Tuesday's preliminary military talks clear one of the roadblocks to a possible resumption of six-way talks aimed at ending North Korea's nuclear-weapons programme, last held more than two years ago when the North walked out.

But analysts remained sceptical about Pyongyang's motives to restart nuclear talks, saying it has reneged on past promises and instead used the funds from donor countries to develop its nuclear programme.

After doling out billions of dollars to its destitute neighbour over two decades, Seoul now insists it will only send aid once the North totally dismantles its atomic programme.

When they (North Korea) need something, which usually means money, they first drive tensions high, then switch to the charm offensive and start talks in order to get something, said Andrei Lankov, a North Korea expert at Kookmin University in Seoul.

If they do not get what they need, they turn the switch back to the confrontational mood.

The two sides failed to reach an agreement on Tuesday, and will resume negotiations on Wednesday about arranging a senior-level meeting, the defence ministry in Seoul said.

Under pressure from the United States and China, host of the six-party talks, the neighbours have toned down their combative rhetoric over the past month and agreed to bilateral talks.

North Korean Colonel Ri Son-kwon patted his counterpart from the South, Col. Moon Sang-gyun, on the shoulder and they shook hands before they started negotiations at the Panmunjom truce village. The pair have met several times over the years.

The meeting was the first between the rivals since November, when the North bombarded the island of Yeonpyeong in disputed waters off the west coast, killing four people.

The two sides met for some nine hours on Tuesday. The South's defence ministry said it had requested information about last year's attack against Yeonpyeong as well as the torpedoing of one of its navy ships last March.

Pyongyang has denied sinking the ship and says the South provoked the shelling of Yeonpyeong by firing artillery rounds into its waters during a military drill.

The two Koreas are still technically at war, because an armistice, not a treaty, ended their 1950-53 civil conflict. They have been involved in dozens of deadly confrontations over the years, including cross-border commando raids, political assassinations, an airliner bombing and military clashes.


Beijing and Washington had set inter-Korean dialogue as a prerequisite to restart six-party talks. The North has said it wants to return to the broader negotiations, but Seoul and Washington have questioned its sincerity about denuclearising -- pointing to its revelations last November about a uranium enrichment programme.

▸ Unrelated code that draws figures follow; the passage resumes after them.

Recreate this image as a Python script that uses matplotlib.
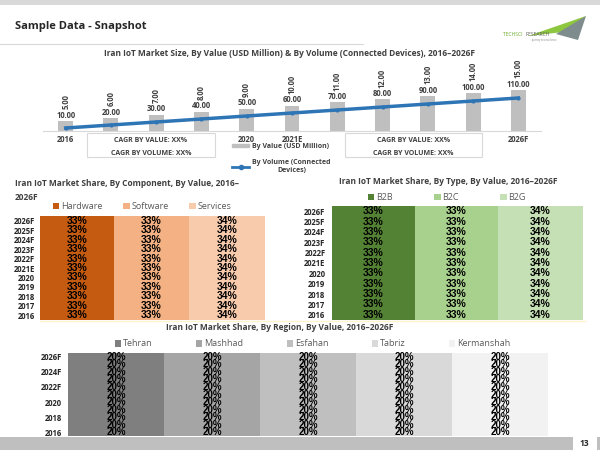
import numpy as np
import matplotlib
matplotlib.use("Agg")
import matplotlib.pyplot as plt
from matplotlib.patches import Rectangle, Polygon, Patch
from matplotlib.lines import Line2D

plt.rcParams['font.family'] = ['Open Sans', 'DejaVu Sans']

# ---- data ----
years = ["2016", "2017", "2018", "2019", "2020", "2021E",
         "2022F", "2023F", "2024F", "2025F", "2026F"]
value_usd = [10, 20, 30, 40, 50, 60, 70, 80, 90, 100, 110]
volume_devices = [5, 6, 7, 8, 9, 10, 11, 12, 13, 14, 15]
size_ticks_shown = ["2016", "2020", "2021E", "2026F"]

component_names = ["Hardware", "Software", "Services"]
hardware = [33, 33, 33, 33, 33, 33, 33, 33, 33, 33, 33]
software = [33, 33, 33, 33, 33, 33, 33, 33, 33, 33, 33]
services = [34, 34, 34, 34, 34, 34, 34, 34, 34, 34, 34]

type_names = ["B2B", "B2C", "B2G"]
b2b = [33, 33, 33, 33, 33, 33, 33, 33, 33, 33, 33]
b2c = [33, 33, 33, 33, 33, 33, 33, 33, 33, 33, 33]
b2g = [34, 34, 34, 34, 34, 34, 34, 34, 34, 34, 34]

region_names = ["Tehran", "Mashhad", "Esfahan", "Tabriz", "Kermanshah"]
tehran = [20, 20, 20, 20, 20, 20, 20, 20, 20, 20, 20]
mashhad = [20, 20, 20, 20, 20, 20, 20, 20, 20, 20, 20]
esfahan = [20, 20, 20, 20, 20, 20, 20, 20, 20, 20, 20]
tabriz = [20, 20, 20, 20, 20, 20, 20, 20, 20, 20, 20]
kermanshah = [20, 20, 20, 20, 20, 20, 20, 20, 20, 20, 20]

W, H = 600, 450
fig = plt.figure(figsize=(6, 4.5), dpi=100)


def fx(x):
    return x / W


def fy(y):
    return 1 - y / H


def box(x0, y0, x1, y1):
    return [x0 / W, 1 - y1 / H, (x1 - x0) / W, (y1 - y0) / H]


DARK = '#404040'

# ---- slide decoration ----
fig.add_artist(Rectangle((0, fy(5)), 1, 5 / H, transform=fig.transFigure,
                         color='#d9d9d9', lw=0))
fig.text(fx(15), fy(27), "Sample Data - Snapshot", fontsize=8,
         fontweight='bold', color='#262626', va='center')
fig.add_artist(Line2D([0, fx(363)], [fy(44), fy(44)], transform=fig.transFigure,
                      color='#d9d9d9', lw=0.8))
# logo
fig.add_artist(Polygon([(fx(528), fy(36)), (fx(586), fy(16)), (fx(572), fy(31))],
                       transform=fig.transFigure, color='#8dc63f', lw=0))
fig.add_artist(Polygon([(fx(556), fy(34)), (fx(586), fy(16)), (fx(578), fy(40))],
                       transform=fig.transFigure, color='#7f8c8d', lw=0))
fig.text(fx(503), fy(34), "TECHSCI", fontsize=3.6, color='#6aaa2a', va='center')
fig.text(fx(526), fy(34), "RESEARCH", fontsize=3.6, color='#606060', va='center')
fig.text(fx(531), fy(40), "journey to excellence", fontsize=2, color='#808080',
         va='center', style='italic')

# bottom band
fig.add_artist(Rectangle((0, 0), fx(573), 13 / H, transform=fig.transFigure,
                         color='#bfbfbf', lw=0))
fig.add_artist(Rectangle((fx(597), 0), fx(3), 13 / H, transform=fig.transFigure,
                         color='#bfbfbf', lw=0))
fig.text(fx(584), fy(443), "13", fontsize=6, fontweight='bold', color='#262626',
         ha='center', va='center')
fig.add_artist(Line2D([fx(40), fx(585)], [fy(321), fy(321)], transform=fig.transFigure,
                      color='#fff2cc', lw=1))

# ---- chart 1: market size ----
fig.text(fx(289), fy(54),
         "Iran IoT Market Size, By Value (USD Million) & By Volume (Connected Devices), 2016\u20132026F",
         fontsize=6, fontweight='bold', color=DARK, ha='center', va='center')

ax = fig.add_axes(box(43, 65, 541, 131))
x = np.arange(len(years))
vmin = -22
ax.bar(x, np.array(value_usd) - vmin, bottom=vmin, width=0.33, color='#bfbfbf')
ax.set_ylim(vmin, 191)
ax.set_xlim(-0.5, 10.5)
for xi, v, vol in zip(x, value_usd, volume_devices):
    ax.annotate(f"{v:.2f}", (xi, v), xytext=(0, 1), textcoords='offset points',
                ha='center', va='bottom', fontsize=5.5, fontweight='bold', color=DARK)
    ax.annotate(f"{vol:.2f}", (xi, v), xytext=(0, 8.5), textcoords='offset points',
                ha='center', va='bottom', rotation=90, fontsize=5.5,
                fontweight='bold', color=DARK)
ax.set_xticks(x, [y if y in size_ticks_shown else "" for y in years],
              fontsize=5.5, fontweight='bold', color=DARK)
ax.tick_params(length=0, pad=3)
ax.set_yticks([])
for s in ['top', 'left', 'right']:
    ax.spines[s].set_visible(False)
ax.spines['bottom'].set_color('#d9d9d9')

ax2 = ax.twinx()
ax2.plot(x, volume_devices, color='#2e75b6', lw=2.5, marker='o', ms=2)
ax2.set_ylim(4, 26)
ax2.set_yticks([])
for s in ax2.spines.values():
    s.set_visible(False)

# CAGR boxes
for (x0, x1) in [(87, 215), (345, 482)]:
    fig.add_artist(Rectangle((fx(x0), fy(157)), (x1 - x0) / W, 24 / H,
                             transform=fig.transFigure, facecolor='white',
                             edgecolor='#d9d9d9', lw=0.8, zorder=5))
    fig.text(fx((x0 + x1) / 2), fy(141), "CAGR BY VALUE: XX%", fontsize=5,
             fontweight='bold', color=DARK, ha='center', va='center', zorder=6)
    fig.text(fx((x0 + x1) / 2), fy(153), "CAGR BY VOLUME: XX%", fontsize=5,
             fontweight='bold', color=DARK, ha='center', va='center', zorder=6)

handles = [Patch(color='#bfbfbf'),
           Line2D([], [], color='#2e75b6', lw=2, marker='o', ms=3)]
leg = fig.legend(handles, ["By Value (USD Million)", "By Volume (Connected\nDevices)"],
                 loc='upper left', bbox_to_anchor=(fx(232), fy(143)), frameon=False,
                 prop=dict(size=5, weight='bold'), labelcolor=DARK,
                 handlelength=2.5, handleheight=0.4, labelspacing=1.3,
                 borderpad=0, borderaxespad=0, handletextpad=0.4)
for t in leg.get_texts():
    t.set_multialignment('center')


# ---- share charts ----
def share_chart(rect, names, series, colors, label_size, tick_step, tick_pad,
                leg_xy, colspace):
    a = fig.add_axes(box(*rect))
    pos = np.arange(len(years))
    left = np.zeros(len(years))
    for name, vals, c in zip(names, series, colors):
        bars = a.barh(pos, vals, left=left, height=1.0, color=c, label=name)
        a.bar_label(bars, labels=[f"{v}%" for v in vals], label_type='center',
                    fontsize=label_size, fontweight='bold', color='black',
                    family='Liberation Sans')
        left += np.array(vals)
    a.set_xlim(0, 100)
    a.set_ylim(-0.5, len(years) - 0.5)
    a.set_xticks([])
    a.set_yticks(pos[::tick_step], years[::tick_step], fontsize=5.5,
                 fontweight='bold', color='#262626')
    a.tick_params(length=0, pad=tick_pad)
    for s in a.spines.values():
        s.set_visible(False)
    a.legend(loc='center left', bbox_to_anchor=(fx(leg_xy[0]), fy(leg_xy[1])),
             bbox_transform=fig.transFigure, ncol=len(names), frameon=False,
             handlelength=0.7, handleheight=0.7, handletextpad=0.2,
             columnspacing=colspace, fontsize=6.5, labelcolor='#595959',
             borderpad=0, borderaxespad=0)
    return a


fig.text(fx(15), fy(183), "Iran IoT Market Share, By Component, By Value, 2016\u2013",
         fontsize=6, fontweight='bold', color=DARK, va='center')
fig.text(fx(15), fy(197), "2026F", fontsize=6, fontweight='bold', color=DARK,
         va='center')
share_chart((40, 216, 265, 320), component_names, [hardware, software, services],
            ['#c55a11', '#f4b183', '#f8cbad'], 7.5, 1, 3.6, (53, 207), 2.3)

fig.text(fx(448), fy(182), "Iran IoT Market Share, By Type, By Value, 2016\u20132026F",
         fontsize=6, fontweight='bold', color=DARK, ha='center', va='center')
share_chart((332, 206, 583, 320), type_names, [b2b, b2c, b2g],
            ['#548235', '#a9d18e', '#c5e0b4'], 7.5, 1, 4.7, (368, 198), 4.6)

fig.text(fx(280), fy(328), "Iran IoT Market Share, By Region, By Value, 2016\u20132026F",
         fontsize=6, fontweight='bold', color=DARK, ha='center', va='center')
share_chart((68, 353, 548, 436), region_names,
            [tehran, mashhad, esfahan, tabriz, kermanshah],
            ['#7f7f7f', '#a5a5a5', '#bfbfbf', '#d9d9d9', '#f2f2f2'], 7, 2, 4.3,
            (115, 344), 4.8)

plt.savefig('out.png', dpi=100)
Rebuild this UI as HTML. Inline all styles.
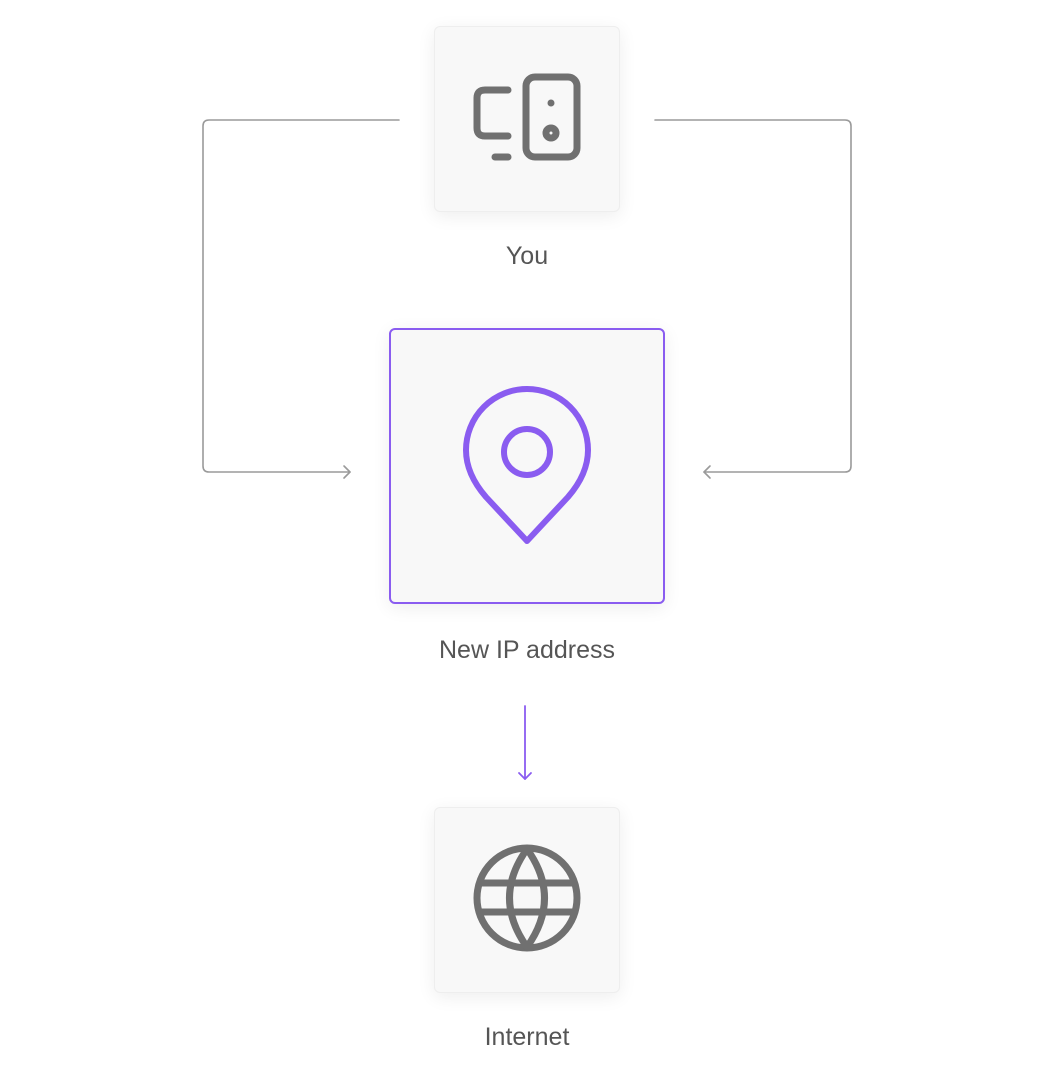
<!DOCTYPE html>
<html><head><meta charset="utf-8"><style>
html,body{margin:0;padding:0;background:#fff;}
body{width:1054px;height:1080px;position:relative;overflow:hidden;font-family:"Liberation Sans",sans-serif;}
.card{position:absolute;background:#f8f8f8;border:1px solid #eee;border-radius:6px;box-shadow:0 4px 18px rgba(0,0,0,0.07);box-sizing:border-box;}
.lbl{position:absolute;width:300px;text-align:center;color:#555;font-size:25px;left:377px;}
svg{position:absolute;left:0;top:0;}
</style></head><body>
<div class="card" style="left:434px;top:26px;width:186px;height:186px;"></div>
<div class="card" style="left:389px;top:328px;width:276px;height:276px;border:2px solid #8a5cf0;"></div>
<div class="card" style="left:434px;top:807px;width:186px;height:186px;"></div>
<div class="lbl" style="top:242px;">You</div>
<div class="lbl" style="top:636px;">New IP address</div>
<div class="lbl" style="top:1023px;">Internet</div>
<svg width="1054" height="1080" viewBox="0 0 1054 1080" fill="none">
<g stroke="#9a9a9a" stroke-width="1.6" stroke-linecap="round" stroke-linejoin="round">
<path d="M399 120 H209 Q203 120 203 126 V466 Q203 472 209 472 H350"/>
<path d="M344 466 L350 472 L344 478"/>
<path d="M655 120 H845 Q851 120 851 126 V466 Q851 472 845 472 H704"/>
<path d="M710 466 L704 472 L710 478"/>
</g>
<g stroke="#8a5cf0" stroke-width="1.8" stroke-linecap="round" stroke-linejoin="round">
<path d="M525 706 V779"/>
<path d="M519 773 L525 779 L531 773"/>
</g>
<g stroke="#707070" stroke-width="7" stroke-linecap="round" stroke-linejoin="round">
<path d="M508 90 H485 Q477 90 477 98 V128 Q477 136 485 136 H508"/>
<path d="M495 157 H508"/>
<rect x="526" y="77" width="51" height="80" rx="9"/>
<circle cx="551" cy="133" r="5"/>
</g>
<circle cx="551" cy="103" r="3.5" fill="#707070"/>
<g stroke="#8a5cf0" stroke-width="6" stroke-linejoin="round">
<path d="M527 541 L486 497 Q466 474 466 450 A61 61 0 0 1 588 450 Q588 474 568 497 Z"/>
<circle cx="527" cy="452" r="23"/>
</g>
<g stroke="#707070" stroke-width="7" stroke-linejoin="round">
<circle cx="527" cy="898" r="50"/>
<path d="M527 849 Q492 898 527 947 Q562 898 527 849 Z"/>
<path d="M479 883 H575 M479 912 H575"/>
</g>
</svg>
</body></html>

Pyongyang says the uranium programme, which potentially opens a second route to make an atomic bomb after its plutonium programme, is for peaceful energy-making purposes.

Seoul and Washington want the U.N. Security Council to punish the North for the programme because it contravenes past resolutions, whereas Beijing favours dealing with the matter within the six-party talks, which also involve Japan and Russia.

The issue is expected to be raised at the U.N. Security Council this month, but experts say Beijing, a permanent member of the Security Council, is unlikely to back any new resolution against the North.

The South's Wi Sung-lac is due to visit Beijing on Thursday to discuss the best approach to deal with the North.

Seoul also says its neighbour, squeezed by U.N. sanctions for nuclear and missile tests, only wants to restart six-party talks to get aid. The South says it will only resume economic help when the North totally dismantles its atomic programme.

Tuesday's colonel-level talks are aimed at setting the time and agenda for higher-level dialogue, possibly between their defence ministers. Officials say it may take several rounds of working-level talks to prepare for the senior meeting.